Later this week I think I fancy trying Doom 3. I read that some modders have managed to add in the code to the open-source Doom 3 code to properly support the Oculus. I'll also give Positron a whirl but I seriously think I might only last 30 seconds before the game makes me puke. I can imagine it being pretty intense in the Rift. If I can confirm it works correctly though I'll release a Rift demo and see how other people find it.

[edit] Something I forgot to mention was the quality of the screen. The resolution of the screen is something many people have complained about since it's 1280x800 meaning each eye effectively has a 640x800 screen.
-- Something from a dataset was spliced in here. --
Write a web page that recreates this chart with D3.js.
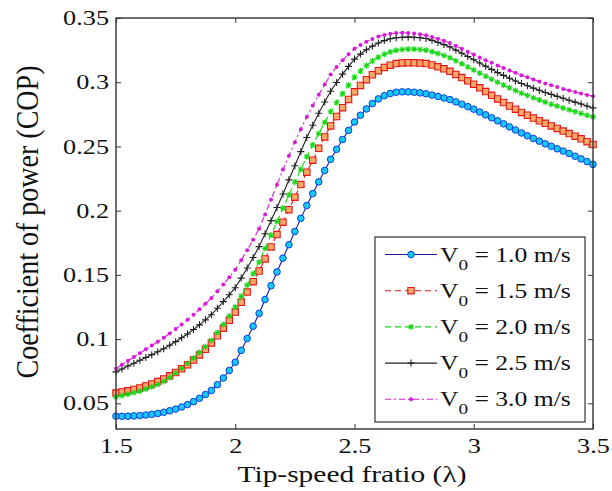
<!DOCTYPE html>
<html>
<head>
<meta charset="utf-8">
<script src="https://cdn.jsdelivr.net/npm/d3@7"></script>
<style>
  body { margin: 0; background: #fff; }
  svg { display: block; }
  text { font-family: "Liberation Serif", "Times New Roman", serif; fill: #111; }
</style>
</head>
<body>
<div id="chart"></div>
<script>
// tip-speed ratio samples
const tsr = [1.5, 1.525, 1.55, 1.575, 1.6, 1.625, 1.65, 1.675, 1.7, 1.725, 1.75, 1.775, 1.8, 1.825, 1.85, 1.875,
  1.9, 1.925, 1.95, 1.975, 2.0, 2.025, 2.05, 2.075, 2.1, 2.125, 2.15, 2.175, 2.2, 2.225, 2.25, 2.275,
  2.3, 2.325, 2.35, 2.375, 2.4, 2.425, 2.45, 2.475, 2.5, 2.525, 2.55, 2.575, 2.6, 2.625, 2.65, 2.675,
  2.7, 2.725, 2.75, 2.775, 2.8, 2.825, 2.85, 2.875, 2.9, 2.925, 2.95, 2.975, 3.0, 3.025, 3.05, 3.075,
  3.1, 3.125, 3.15, 3.175, 3.2, 3.225, 3.25, 3.275, 3.3, 3.325, 3.35, 3.375, 3.4, 3.425, 3.45, 3.475, 3.5];

// COP, V0 = 1.0 m/s
const cop10 = [.0400, .0399, .0400, .0402, .0405, .0409, .0414, .0421, .0430, .0442, .0455, .0471, .0490, .0513, .0539, .0568,
  .0600, .0645, .0697, .0756, .0820, .0912, .1005, .1100, .1200, .1308, .1415, .1523, .1630, .1735, .1838, .1940,
  .2040, .2133, .2224, .2313, .2400, .2478, .2554, .2625, .2690, .2743, .2792, .2834, .2870, .2895, .2912, .2922,
  .2925, .2925, .2922, .2917, .2910, .2900, .2889, .2877, .2865, .2847, .2829, .2810, .2790, .2768, .2746, .2723,
  .2700, .2676, .2652, .2628, .2605, .2583, .2562, .2541, .2520, .2501, .2482, .2464, .2445, .2424, .2403, .2382, .2360];
// COP, V0 = 1.5 m/s
const cop15 = [.0580, .0588, .0597, .0608, .0620, .0635, .0651, .0669, .0690, .0714, .0740, .0769, .0800, .0837, .0877, .0921,
  .0970, .1026, .1085, .1146, .1210, .1287, .1366, .1447, .1530, .1624, .1718, .1814, .1910, .2008, .2105, .2203,
  .2300, .2393, .2485, .2574, .2660, .2733, .2802, .2866, .2925, .2975, .3020, .3058, .3090, .3115, .3133, .3145,
  .3150, .3152, .3151, .3149, .3145, .3134, .3120, .3104, .3085, .3061, .3036, .3011, .2985, .2956, .2927, .2898,
  .2870, .2842, .2815, .2790, .2765, .2743, .2721, .2700, .2680, .2660, .2640, .2620, .2600, .2580, .2559, .2537, .2515];
// COP, V0 = 2.0 m/s
const cop20 = [.0550, .0560, .0571, .0583, .0595, .0611, .0629, .0648, .0670, .0701, .0736, .0772, .0810, .0852, .0896, .0942,
  .0990, .1050, .1113, .1180, .1250, .1334, .1420, .1509, .1600, .1705, .1810, .1915, .2020, .2122, .2223, .2322,
  .2420, .2512, .2601, .2687, .2770, .2842, .2911, .2977, .3040, .3087, .3129, .3165, .3195, .3218, .3236, .3248,
  .3255, .3258, .3258, .3255, .3250, .3238, .3224, .3208, .3190, .3167, .3143, .3119, .3095, .3071, .3047, .3023,
  .3000, .2978, .2956, .2935, .2915, .2897, .2879, .2862, .2845, .2829, .2814, .2799, .2785, .2771, .2757, .2743, .2730];
// COP, V0 = 2.5 m/s
const cop25 = [.0745, .0767, .0790, .0812, .0835, .0857, .0879, .0902, .0925, .0952, .0980, .1010, .1040, .1075, .1111, .1150,
  .1190, .1240, .1292, .1345, .1400, .1475, .1553, .1635, .1720, .1820, .1922, .2025, .2130, .2240, .2350, .2460,
  .2570, .2665, .2758, .2846, .2930, .2998, .3063, .3123, .3180, .3219, .3253, .3281, .3305, .3324, .3338, .3346,
  .3350, .3351, .3350, .3346, .3340, .3326, .3310, .3293, .3275, .3250, .3225, .3200, .3175, .3150, .3125, .3100,
  .3075, .3053, .3031, .3010, .2990, .2972, .2954, .2937, .2920, .2905, .2890, .2875, .2860, .2845, .2830, .2815, .2800];
// COP, V0 = 3.0 m/s
const cop30 = [.0770, .0801, .0831, .0861, .0890, .0920, .0950, .0980, .1010, .1044, .1078, .1113, .1150, .1190, .1232, .1275,
  .1320, .1372, .1425, .1481, .1540, .1614, .1692, .1774, .1860, .1970, .2085, .2202, .2320, .2428, .2533, .2634,
  .2730, .2819, .2902, .2982, .3060, .3118, .3171, .3218, .3260, .3290, .3316, .3337, .3355, .3368, .3377, .3383,
  .3385, .3384, .3380, .3373, .3365, .3352, .3338, .3322, .3305, .3283, .3260, .3237, .3215, .3193, .3172, .3151,
  .3130, .3111, .3092, .3073, .3055, .3038, .3022, .3006, .2990, .2976, .2962, .2948, .2935, .2923, .2912, .2901, .2890];

const speeds = ['1.0', '1.5', '2.0', '2.5', '3.0'];
const xTicks = [1.5, 2, 2.5, 3, 3.5];
const xTickLabels = ['1.5', '2', '2.5', '3', '3.5'];
const yTicks = [0.05, 0.1, 0.15, 0.2, 0.25, 0.3, 0.35];
const yTickLabels = ['0.05', '0.1', '0.15', '0.2', '0.25', '0.3', '0.35'];

const W = 612, H = 491;
const margin = {left: 116, top: 18, right: 19, bottom: 62};
const SX = 1.28;  // the source picture is stretched sideways

const svg = d3.select('#chart').append('svg').attr('width', W).attr('height', H);

const x = d3.scaleLinear().domain([1.5, 3.5]).range([margin.left, W - margin.right]);
const y = d3.scaleLinear().domain([0.03, 0.35]).range([H - margin.bottom, margin.top]);

const styles = [
  {data: cop10, line: '#1a1aa0', dash: null, marker: 'circle', stroke: '#0a3ce6', fill: '#18c8f2'},
  {data: cop15, line: '#e01818', dash: '6,4', marker: 'square', stroke: '#e01818', fill: '#f8a868'},
  {data: cop20, line: '#18d018', dash: '6,4', marker: 'star', stroke: '#18d818', fill: 'none'},
  {data: cop25, line: '#222', dash: null, marker: 'plus', stroke: '#222', fill: 'none'},
  {data: cop30, line: '#d81ad8', dash: '6,3,2,3', marker: 'dot', stroke: '#d81ad8', fill: '#d81ad8'},
];

function markerPath(kind) {
  if (kind === 'square') return 'M-3.2,-3.2H3.2V3.2H-3.2Z';
  if (kind === 'plus') return 'M-3.5,0H3.5M0,-3.5V3.5';
  if (kind === 'star') return 'M-3,0H3M0,-3V3M-2.2,-2.2L2.2,2.2M-2.2,2.2L2.2,-2.2';
  return null;
}

function drawMarker(g, kind, s, cx, cy) {
  if (kind === 'circle') {
    g.append('circle').attr('cx', cx).attr('cy', cy).attr('r', 3.3)
        .attr('fill', s.fill).attr('stroke', s.stroke).attr('stroke-width', 1);
  } else if (kind === 'dot') {
    g.append('circle').attr('cx', cx).attr('cy', cy).attr('r', 2)
        .attr('fill', s.fill);
  } else {
    g.append('path').attr('d', markerPath(kind))
        .attr('transform', `translate(${cx},${cy})`)
        .attr('fill', s.fill).attr('stroke', s.stroke).attr('stroke-width', 1.1);
  }
}

// axes with inward ticks
const xAxis = svg.append('g').attr('transform', `translate(0,${H - margin.bottom})`)
    .call(d3.axisBottom(x).tickValues(xTicks).tickFormat((d, i) => xTickLabels[i])
        .tickSizeInner(-5).tickSizeOuter(0).tickPadding(9));
const yAxis = svg.append('g').attr('transform', `translate(${margin.left},0)`)
    .call(d3.axisLeft(y).tickValues(yTicks).tickFormat((d, i) => yTickLabels[i])
        .tickSizeInner(-5).tickSizeOuter(0).tickPadding(7));
svg.append('g').attr('transform', `translate(0,${margin.top})`)
    .call(d3.axisTop(x).tickValues(xTicks).tickFormat('').tickSizeInner(-5).tickSizeOuter(0));
svg.append('g').attr('transform', `translate(${W - margin.right},0)`)
    .call(d3.axisRight(y).tickValues(yTicks).tickFormat('').tickSizeInner(-5).tickSizeOuter(0));

svg.selectAll('.domain').remove();
svg.selectAll('.tick line').attr('stroke', '#333');
[xAxis, yAxis].forEach(a => a.selectAll('text')
    .attr('font-size', 20.5).attr('fill', '#111')
    .attr('font-family', '"Liberation Serif", serif'));
yAxis.selectAll('text').each(function() {
  const t = d3.select(this);
  t.attr('x', +t.attr('x') / SX).attr('transform', `scale(${SX},1)`);
});
xAxis.selectAll('text').attr('transform', `scale(${SX},1)`);

// curves
const line = d3.line().x((d, i) => x(tsr[i])).y(d => y(d));
styles.forEach(s => {
  svg.append('path').datum(s.data).attr('d', line)
      .attr('fill', 'none').attr('stroke', s.line).attr('stroke-width', 1.1)
      .attr('stroke-dasharray', s.dash);
  const g = svg.append('g');
  s.data.forEach((v, i) => drawMarker(g, s.marker, s, x(tsr[i]), y(v)));
});

// frame
svg.append('rect')
    .attr('x', margin.left).attr('y', margin.top)
    .attr('width', W - margin.left - margin.right)
    .attr('height', H - margin.top - margin.bottom)
    .attr('fill', 'none').attr('stroke', '#333').attr('stroke-width', 1.4);

// axis titles
svg.append('g').attr('transform', `translate(352,482) scale(${SX},1)`)
    .append('text').attr('text-anchor', 'middle').attr('font-size', 23)
    .text('Tip-speed fratio (\u03bb)');
svg.append('g').attr('transform', `translate(38,222) scale(${SX},1) rotate(-90)`)
    .append('text').attr('text-anchor', 'middle').attr('font-size', 24)
    .attr('textLength', 313).attr('lengthAdjust', 'spacingAndGlyphs')
    .text('Coefficient of power (COP)');

// legend
const lg = svg.append('g');
lg.append('rect').attr('x', 375).attr('y', 237).attr('width', 210).attr('height', 185)
    .attr('fill', '#fff').attr('stroke', '#333').attr('stroke-width', 1.2);
styles.forEach((s, i) => {
  const cy = 254.5 + i * 36.2;
  lg.append('line').attr('x1', 385).attr('x2', 437).attr('y1', cy).attr('y2', cy)
      .attr('stroke', s.line).attr('stroke-width', 1.1).attr('stroke-dasharray', s.dash);
  drawMarker(lg, s.marker, s, 411, cy);
  const t = lg.append('g').attr('transform', `translate(440,${cy + 7}) scale(${SX},1)`)
      .append('text').attr('font-size', 20);
  t.append('tspan').text('V');
  t.append('tspan').attr('font-size', 15).attr('dy', 8).text('0');
  t.append('tspan').attr('dy', -8).text(` = ${speeds[i]} m/s`);
});
</script>
</body>
</html>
Considering what I've shown above, most games aren't even using this full resolution and are more like 640x700. I don't think the resolution is too bad though, you have to remember that any stereoscopic rendering is doubly taxing on your graphics card since it has to render the scene twice and doing so at 1080p or higher might not be possible for the average PC. The problem for me is that I keep noticing the black lines between each and every pixel on the screen. Since the screen is so close to your eyes (and is magnified by the huge lenses) you can clearly make out the grid containing the screen pixels. There are clear black lines separating every coloured pixel on screen and I can only imagine that if the screen were of higher quality and had some interpolation or otherwise had no visible gap between pixels then the experience would be that little bit more immersive.

If you found this post helpful please leave a comment below:
 
Comments
planetarian / 2013-06-14 02:30:20
This is a late comment, but I just wanted to mention something -- rendering the scene twice really shouldn't be that much more taxing on your GPU and whatnot. It's rendering the scene to the same number of pixels either way (actually fewer), meaning that each half of the screen is doing half the number of render passes and whatnot as compared to a fullscreen single-image mode, so it really should not doing much more work, if any (and may possibly be doing less due to the empty portion of the screen).
planetarian / 2013-06-14 02:31:18
...that said, shutterglass 3d IS doing twice the rendering, as it has to render in 120hz. Not the case here =)
jdub1981 / 2013-08-10 21:45:59
received my rift last week. Half life 2 is flat out awesome for the first 10 minutes. Then the nausea starts. Anytime you go up stairs or do anything that has change altitude in game wreaks havoc on the brain it seems.

Resolution is problematic but downsampling from a resolution of 1920 x 1200 helps a lot and can hide the gap between pixels better. This is not the consumer version so gotta remember that.